Asu Maro

Asu Maro

amaro@milliyet.com.tr

Tüm Yazıları
Haberin Devamı

Son derece tedbirliydik aslında. Ahmet Kanneci konserini izlemeye ve Londra’yı fethetmeye hazırlanan beş kadın, “British Airways’le uçuyoruz, 5. Terminal sorunlu, aman el bagajlarıyla gidelim, valiz peşinde koşmayalım” demiştik. Naomi’nin başına gelenler bize ders olsundu.
Pazar saat 12.00’de Atatürk Havalimanı’nda gülen yüzlerimizle buluştuk. Akşam üstü Londra’ya inecek, soluğu Notting Hill’de alacaktık. Evet, Hugh Grant’in kitapçı dükkânında...
Sonra baktık ki uçuşumuzda iki saat rötar var. “Olsun” dedik... Notting Hill hâlâ bizi bekliyor - du.
Pasaport kontrolünden geçtiğimizde iki saat rötarın yerinde dört saat yazıyordu artık. Ve bizim yüzler düşmeye başlamıştı yavaştan. Ama hâlâ emindik akşam Londra’da olacağımızdan...
Gerekçe olarak hava koşullarından söz ediliyordu, kardan. Herhalde nisan ayında Londra karlar altında kalmış olmalıydı. Şansımıza teessüf ederek beklemeye devam ettik...
Sabrımız sınıra dayanırken uçaktaydık artık. Ve pilot konuşmaya başladı. Dinlemedik. Ne diyor olabilirdi? Uçuşumuz şu kadar sürecek, hava sıcaklığı bu...
Uçakta iki saat
Fakat mevzu uzayınca insan huylanıyor tabii. Hele her cümlenin sonu “Elimizden geleni yapacağız” diye bitince... Bir de kulak verdik ki sesini sıkça duyacağımız pilotumuz iki saatten filan söz etmekte... İki saat de uçağın içinde bekleyecekmişiz... O sürede de bizi eğlendirmek için “ellerinden geleni yapacaklarmış...” BBC olsun, Comedy Channel olsun, emrimize amade...
Şaka herhalde diye düşünüp o esnada mahçup bir edayla yanımızdan geçmekte olan al yanaklı pilotun bizzat kendisine sorduk, hayır değildi.

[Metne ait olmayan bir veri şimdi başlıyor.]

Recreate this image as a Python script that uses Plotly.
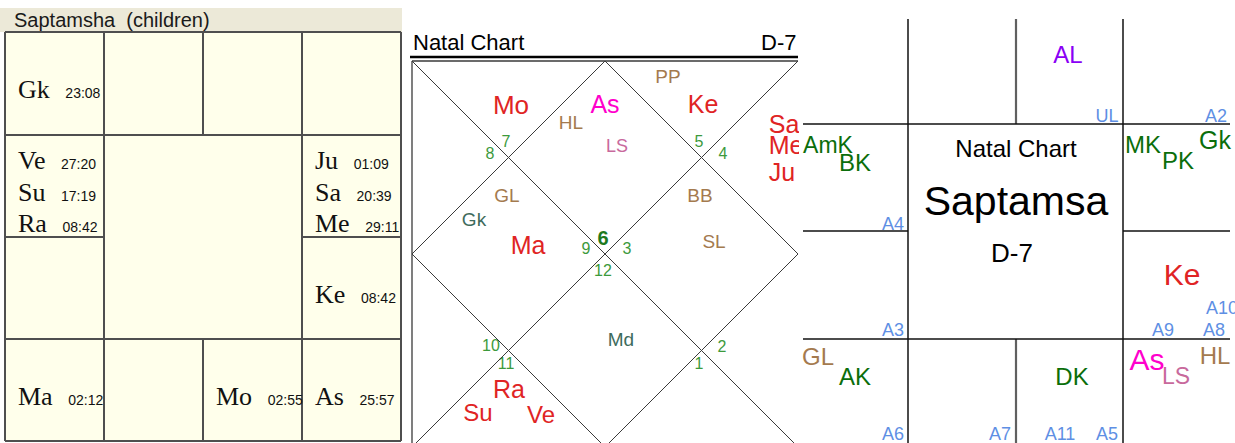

Komut bekliyorduk kalkış için. En fazla iki saat sürerdi, ama ya daha önce çağırırlarsa bizi? O yüzden uçakta beklemeliydik.
Emel (Armutçu) “Yok ben duramayacağım” diye kalkmaya yeltendi. Notting Hill hayallerinden, akşam planlarından geçmiştik, nefes alamıyorduk artık.
Neticede, beş kızgın kadın, birbirimizi ikna ede ede o iki saati de geçirdik uçağın içinde. Ve inanması güç ama kalktık. Pazar gecesi açık pub bulur muyduk ki bu saatten sonra? Fetih hayalleri sürüyordu...
Utandıran görüntüler...
Neticede yere indik... Uçaktan inemedik. Biz Londra’ya hazırdık ama o bize hazır değildi anlaşılan. Al yanaklı pilotun “Keşke şaka yapıyor olsaydım” diyen sesi duyuldu bir on beş dakika sonra. Uçağımızın ‘park yeri yok’tu, onu bekliyorduk şimdi... Yaklaşık bir buçuk saat sürdü bekleyiş... Pilotun sesini son duyduğumuzda “Lütfen” diyordu, “İner inmez www.ba.com’a girin ve yaşadıklarınızı yazın. Yetkililerimizin e-mail adresleri şudur...”

İstanbul - Londra kâbus hattı

Son durum: Saat gece yarısını çoktan geçmiş. Akşama dair bütün hayallerimiz uçup gitmiş, sinirimiz tepemize çıkmış olarak kurtulmaya çalışıyoruz 5. Terminal’den. Burası bir kâbus, giremediğin, girdin mi çıkamadığın...
Ertesi gün gazetelerde “Londra’yı utandıran görüntüler” başlıkları. 140 kadar uçuş iptal edilmiş o gün. İptal edilmemişlerin hali meydanda. Pilotlar açıklama yapıyor, “Utanç duyuyoruz” şeklinde. Olmuyor işte, her gün başka bir felâketle sona eriyor 5. Terminal’de. Belli ki hazır değil burası hizmet vermeye... Bu ısrar niye?
Dönüşte kendimizi emektâr 3. Terminal’den sevgili THY’nin turkuaz renkli, güvenli koltuklarına bırakıyoruz. Ne saadet... Salı günü “Bugün ilk kez tam kapasiteyle hizmet vereceğiz” diye müjdeliyor BA yetkilileri. Ama bir daha mı? Tövbe.